**RECORDED INFORMATION**
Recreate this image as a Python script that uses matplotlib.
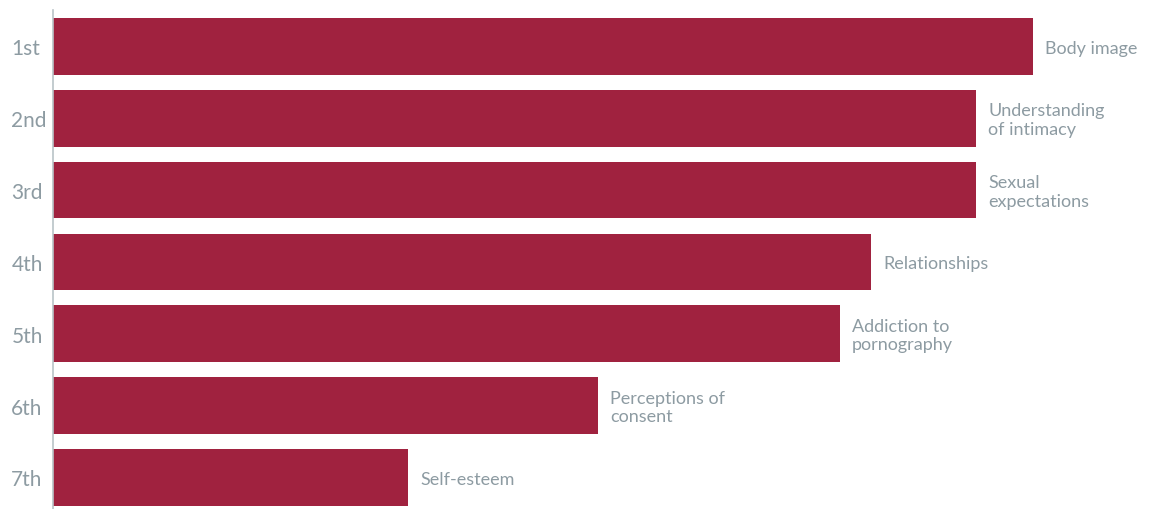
import matplotlib
matplotlib.use("Agg")
import matplotlib.pyplot as plt

ranks = ["1st", "2nd", "3rd", "4th", "5th", "6th", "7th"]
topics = ["Body image", "Understanding\nof intimacy", "Sexual\nexpectations",
          "Relationships", "Addiction to\npornography", "Perceptions of\nconsent",
          "Self-esteem"]
values = [980, 923, 923, 818, 787, 545, 355]

plt.rcParams['font.family'] = ['Lato', 'DejaVu Sans']
bar_color = "#A0223F"
text_color = "#8D9BA2"

fig = plt.figure(figsize=(11.49, 5.10), dpi=100)
ax = fig.add_axes([53/1149, 0, 1 - 53/1149, 1 - 11/510])

y = list(range(len(ranks)))
ax.barh(y, values, height=0.79, color=bar_color)
for yi, v, t in zip(y, values, topics):
    ax.text(v + 12, yi + 0.02, t, va="center", ha="left", fontsize=13,
            color=text_color, linespacing=1.2)

ax.set_xlim(0, 1096)
ax.set_ylim(6.44, -0.508)
ax.set_yticks(y)
ax.set_yticklabels(ranks, fontsize=15, color=text_color)
ax.tick_params(axis="y", length=0, pad=30)
for lab in ax.get_yticklabels():
    lab.set_horizontalalignment("left")
ax.set_xticks([])
for s in ["top", "right", "bottom"]:
    ax.spines[s].set_visible(False)
ax.spines["left"].set_color("#B9C3C7")
ax.spines["left"].set_linewidth(1.2)

fig.savefig("out.png", dpi=100)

**PROMPT**
Leave out the pictures, then repeat the listing above exactly from its first line to the line with "import matplotlib.pyplot as plt", inclusive.

**TASK ANSWER**
Recreate this image as a Python script that uses matplotlib.
import matplotlib
matplotlib.use("Agg")
import matplotlib.pyplot as plt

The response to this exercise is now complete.